Estimating the General Equilibrium Benefits of Large Policy Changes: The Clean Air Act Revisited
This paper reports the first comprehensive approach for measuring the general equilibrium willingness to pay for large changes in air quality. It is based on a well defined locational equilibrium model. The approach allows estimation of households' indirect utility function and the underlying distribution of household types. With these estimates it is possible to compute a new locational equilibrium and the resulting housing prices in response to exogenous changes in air quality. This permits construction of welfare measures which properly take into consideration the adjustments of households in equilibrium to non-marginal changes in air quality.
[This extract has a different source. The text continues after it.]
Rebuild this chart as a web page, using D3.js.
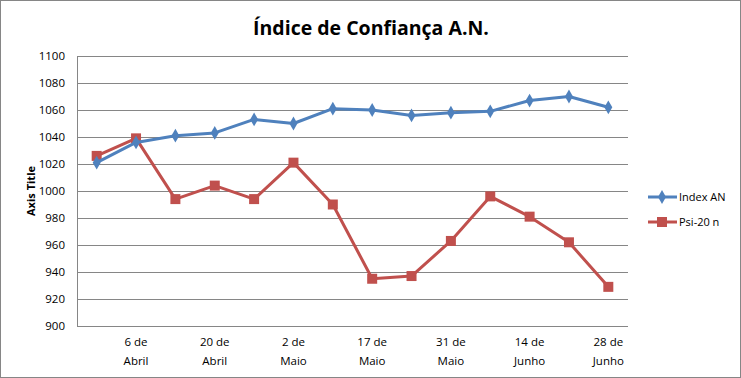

These types of measures are outside the scope of more traditional approaches. The empirical approach of this paper provides, for the first time, an internally consistent framework for estimation and applied general equilibrium welfare analysis. We compute the general equilibrium willingness to pay for the changes in air quality between 1990 and 1995. We implement our empirical framework using data from Southern California, an area which has experienced dramatic improvements in air quality during the past 20 years. Our findings are by and large supportive for our approach and suggest that accounting for general equilibrium effects in applied welfare can be especially important.
Sieg, Holger, V. Kerry Smith, H. Spencer Banzhaf and Randy Walsh. "Estimating The General Equilibrium Benefits Of Large Changes In Spatially Delineated Public Goods," International Economic Review, 2004, v45(4,Nov), 1047-1077.